Hamas says no talks about prisoner swap before Israel releases freed Palestinian prisoners it re-arrested
Israeli security officials said Thursday night that Israel will not release Hamas prisoners in return for two Israelis who are held in Gaza.
Israel has in the past engaged in prisoner swaps with Hamas, most notably in 2011, when Gilad Shalit, a soldier abducted by militants in a cross-border raid in 2006, was released in exchange for more than 1,000 Palestinians held in Israeli jails.
Dozens of those ex-prisoners have been rounded up by Israel since, outraging Hamas, which signaled that until they were freed again it would refuse to respond to Thursday’s charge that it was holding two Israeli captives.
“There will be no talk about a prisoner swap before Israel releases all Palestinians who were re-arrested in the West Bank after they had been freed in the 2011 Shalit deal,” Mahmoud al-Zahar, a top Hamas official, told Reuters.
Israel is separately seeking the return of the remains of two soldiers killed during last year’s war with Hamas.
Avraham Mangisto, 29 years old from Ashkelon, has gone missing in the early hours of September 8, 2014, when he crossed the border into Gaza out of his own volition.
A second citizen, a Bedouin resident of the south, has also crossed the border into the Strip, also of his own accord, in April 2015. The young Bedouin is said to be mentally ill, and has tried to cross into Gaza in the past.
Mangisto was seen walking on the beach, heading south. He reached the Zikim beach area, and continued walking south until he crossed an electric fence that divides Israel from Gaza, which starts on the beach and continues into the water.
An IDF lookout identified suspicious movement and pointed the observation camera at Mangisto’s direction. At this point, Mangisto touched the electric fence, which set off an alarm with troops from the IDF Gaza Division’s northern brigade.
The army lookouts sent a patrol unit to the area, but Mangisto managed to jump over the fence and cross into Gaza before the troops got there. The troops fired in the air as a warning sign, and called on Mangisto to return to Israel, but he ignored them.
He then moved away from the fence and started moving south. When he got to the Gazan shore, he joined a local group of fishermen and has not been seen since.
The troops also called in the bomb squad to check Mangisto’s bag, which he left on the beach, out of concern it was booby-trapped. The bag was later returned to Mangisto’s family.
Prime Minister Benjamin Netanyahu’s representative, Lior Lotan, met with the family and told them of a video that documents Mangisto crossing the border.
“You see in the video that there’s a wall with a fence over, and Avra get there and tries to pass on the left and right. At this point, a military force was called to the scene. In the end, he finds a spot, and climbs over the barbed wire, it takes him five minutes. Meanwhile troops arrive and call at him and even fire in the air but they don’t have orders to kill people who try to leave Israel to Gaza. They also didn’t think it’s a security incident because his bag was left on our side. They brought a bomb squad, which shot the bag with a robot and only after they saw there are no explosives, saw a Bible, saw Avra’s name, saw he was a Jew, they realized there’s a Jew here who crossed the border.”

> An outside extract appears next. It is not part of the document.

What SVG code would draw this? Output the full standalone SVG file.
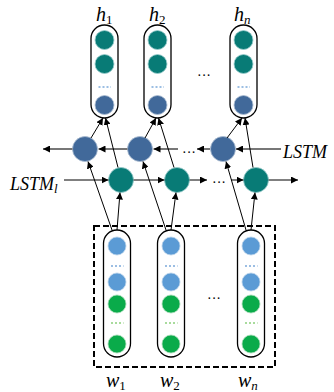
<svg xmlns="http://www.w3.org/2000/svg" width="334" height="392" viewBox="0 0 334 392">
  <defs>
    <marker id="ah" viewBox="0 0 10 10" refX="10" refY="5" markerWidth="7" markerHeight="7" markerUnits="userSpaceOnUse" orient="auto">
      <path d="M0,0 L10,5 L0,10 z" fill="#000"/>
    </marker>
    <style>
      .cap { fill: none; stroke: #000; stroke-width: 1.3; }
      .teal { fill: #087b76; stroke: #9cc; stroke-width: 0.8; }
      .steel { fill: #41699a; stroke: #a9bbd0; stroke-width: 0.8; }
      .sky { fill: #5b9bd5; stroke: #b8d2ea; stroke-width: 0.8; }
      .green { fill: #0aab4a; stroke: #a6dcb6; stroke-width: 0.8; }
      .dotsB { stroke: #3b7fc8; stroke-width: 1.2; stroke-dasharray: 2 2; }
      .dotsG { stroke: #53b83a; stroke-width: 1.2; stroke-dasharray: 2 2; }
      .lbl { font-family: "Liberation Serif", serif; font-style: italic; font-size: 18px; fill: #000; }
      .var { font-family: "Liberation Serif", serif; font-style: italic; font-size: 20px; fill: #000; }
      .sub { font-family: "Liberation Serif", serif; font-style: normal; font-size: 13px; fill: #000; }
      .subi { font-family: "Liberation Serif", serif; font-style: italic; font-size: 13px; fill: #000; }
      .ell { font-family: "Liberation Serif", serif; font-size: 14px; fill: #000; }
      .thin { stroke: #000; stroke-width: 1; fill: none; marker-end: url(#ah); }
      .grey { stroke: #777; stroke-width: 2; fill: none; marker-end: url(#ah); }
    </style>
  </defs>
  <rect width="334" height="392" fill="#fff"/>

  <!-- output vectors h -->
  <g id="h1">
    <rect class="cap" x="91" y="25" width="27" height="93" rx="13.5"/>
    <circle class="teal" cx="104.5" cy="40" r="9.5"/>
    <circle class="teal" cx="104.5" cy="64" r="9.5"/>
    <line class="dotsB" x1="98.5" y1="87" x2="111" y2="87"/>
    <circle class="steel" cx="104.5" cy="105" r="9.5"/>
    <text class="var" x="96" y="21">h<tspan class="sub" dy="3">1</tspan></text>
  </g>
  <g id="h2">
    <rect class="cap" x="144" y="25" width="27" height="93" rx="13.5"/>
    <circle class="teal" cx="157.5" cy="40" r="9.5"/>
    <circle class="teal" cx="157.5" cy="64" r="9.5"/>
    <line class="dotsB" x1="151.5" y1="87" x2="164" y2="87"/>
    <circle class="steel" cx="157.5" cy="105" r="9.5"/>
    <text class="var" x="149" y="21">h<tspan class="sub" dy="3">2</tspan></text>
  </g>
  <g id="hn">
    <rect class="cap" x="230" y="25" width="27" height="93" rx="13.5"/>
    <circle class="teal" cx="243.5" cy="40" r="9.5"/>
    <circle class="teal" cx="243.5" cy="64" r="9.5"/>
    <line class="dotsB" x1="237.5" y1="87" x2="250" y2="87"/>
    <circle class="steel" cx="243.5" cy="105" r="9.5"/>
    <text class="var" x="234" y="21">h<tspan class="subi" dy="3">n</tspan></text>
  </g>
  <text class="ell" x="197" y="80">···</text>

  <!-- backward LSTM cells -->
  <g id="bw1"><circle class="steel" cx="85" cy="149" r="12.5"/></g>
  <g id="bw2"><circle class="steel" cx="140" cy="149" r="12.5"/></g>
  <g id="bwn"><circle class="steel" cx="223" cy="149" r="12.5"/></g>
  <!-- forward LSTM cells -->
  <g id="fw1"><circle class="teal" cx="121" cy="180" r="12.5"/></g>
  <g id="fw2"><circle class="teal" cx="177" cy="180" r="12.5"/></g>
  <g id="fwn"><circle class="teal" cx="256" cy="180" r="12.5"/></g>

  <g id="labels">
    <text class="lbl" x="283" y="158">LSTM</text>
    <text class="lbl" x="10" y="190">LSTM<tspan class="subi" dy="3">l</tspan></text>
    <text class="ell" x="182" y="157">···</text>
    <text class="ell" x="212" y="187">···</text>
  </g>

  <!-- input word vectors w -->
  <rect x="94" y="226" width="181" height="141" fill="none" stroke="#000" stroke-width="2" stroke-dasharray="6 3"/>
  <g id="w1">
    <rect class="cap" x="103.5" y="230" width="27" height="127" rx="13.5"/>
    <circle class="sky" cx="117" cy="246" r="9"/>
    <line class="dotsB" x1="111" y1="266" x2="123.5" y2="266"/>
    <circle class="sky" cx="117" cy="282" r="9"/>
    <circle class="green" cx="117" cy="304" r="9"/>
    <line class="dotsG" x1="111" y1="323" x2="123.5" y2="323"/>
    <circle class="green" cx="117" cy="344" r="9"/>
    <text class="var" x="106" y="387">w<tspan class="sub" dy="3">1</tspan></text>
  </g>
  <g id="w2">
    <rect class="cap" x="157.5" y="230" width="27" height="127" rx="13.5"/>
    <circle class="sky" cx="171" cy="246" r="9"/>
    <line class="dotsB" x1="165" y1="266" x2="177.5" y2="266"/>
    <circle class="sky" cx="171" cy="282" r="9"/>
    <circle class="green" cx="171" cy="304" r="9"/>
    <line class="dotsG" x1="165" y1="323" x2="177.5" y2="323"/>
    <circle class="green" cx="171" cy="344" r="9"/>
    <text class="var" x="160" y="387">w<tspan class="sub" dy="3">2</tspan></text>
  </g>
  <g id="wn">
    <rect class="cap" x="237.5" y="230" width="27" height="127" rx="13.5"/>
    <circle class="sky" cx="251" cy="246" r="9"/>
    <line class="dotsB" x1="245" y1="266" x2="257.5" y2="266"/>
    <circle class="sky" cx="251" cy="282" r="9"/>
    <circle class="green" cx="251" cy="304" r="9"/>
    <line class="dotsG" x1="245" y1="323" x2="257.5" y2="323"/>
    <circle class="green" cx="251" cy="344" r="9"/>
    <text class="var" x="238" y="387">w<tspan class="subi" dy="3">n</tspan></text>
  </g>
  <text class="ell" x="207" y="303">···</text>

  <g id="connectors">
    <!-- backward chain -->
    <line class="grey" x1="281" y1="149" x2="236" y2="149"/>
    <line class="grey" x1="210" y1="149" x2="197" y2="149"/>
    <line class="grey" x1="178" y1="149" x2="153.5" y2="149"/>
    <line class="grey" x1="127.5" y1="149" x2="98.5" y2="149"/>
    <line class="grey" x1="72.5" y1="149" x2="43" y2="149"/>
    <!-- forward chain -->
    <line class="thin" x1="64" y1="180" x2="108.5" y2="180"/>
    <line class="thin" x1="133.5" y1="180" x2="164.5" y2="180"/>
    <line class="thin" x1="189.5" y1="180" x2="207" y2="180"/>
    <line class="thin" x1="231" y1="180" x2="243.5" y2="180"/>
    <line class="thin" x1="268.5" y1="180" x2="298" y2="180"/>
    <!-- inputs to cells -->
    <line class="thin" x1="112" y1="230" x2="88" y2="161.5"/>
    <line class="thin" x1="117" y1="230" x2="120" y2="192.5"/>
    <line class="thin" x1="166" y1="230" x2="143" y2="161.5"/>
    <line class="thin" x1="171" y1="230" x2="176" y2="192.5"/>
    <line class="thin" x1="246" y1="230" x2="226" y2="161.5"/>
    <line class="thin" x1="251" y1="230" x2="255" y2="192.5"/>
    <!-- cells to outputs -->
    <line class="thin" x1="118" y1="167.5" x2="105.5" y2="118"/>
    <line class="thin" x1="91" y1="138" x2="103" y2="118"/>
    <line class="thin" x1="174" y1="167.5" x2="158.5" y2="118"/>
    <line class="thin" x1="145" y1="138" x2="156" y2="118"/>
    <line class="thin" x1="253" y1="167.5" x2="245" y2="118"/>
    <line class="thin" x1="227" y1="138" x2="242" y2="118"/>
  </g>
</svg>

IDF doesn’t stop people going into Gaza
Mangisto crossed the border only two weeks after the end of Operation Protective Edge. During that time, there was still a lot of commotion around the Gaza Strip, with a lot of troops still in the area. Mangisto was able to cross the border because of this commotion, which also included the movement of a lot of civilians.
Along the Gaza border fence, the IDF’s radars, observation cameras and troops are all pointed south or west – towards the Strip, and not towards Israel. That is why any civilian who wants to cross into Gaza can do so in only a minute or two of climbing the fence.
The IDF also does not impose any limits to Israelis in that area, which allows Israelis to bath at the Zikim beach, hike through Be’eri Forest and farm nearby lands – all of this almost to the border fence. The only spot to which troops are called is to a road adjacent to the border fence. The IDF has stopped dozens of unarmed Palestinians crossing from Gaza into Israel in that area.
An IDF investigation of the incident found the troops acted as expected of them.
Over the past ten months, four petitions were filed at the Ashkelon Magistrate’s Court in an attempt to lift the gag order over Mangisto’s disappearance. The state objected every time, and won the court’s support.
A senior security source said that the gag order was filed by security officials. “One of the considerations was to allow a faster action with better chances to bring Mangisto back…. the order’s different extensions were done in coordination and at the request of the family, with the understanding that this gives to the process a better chance.”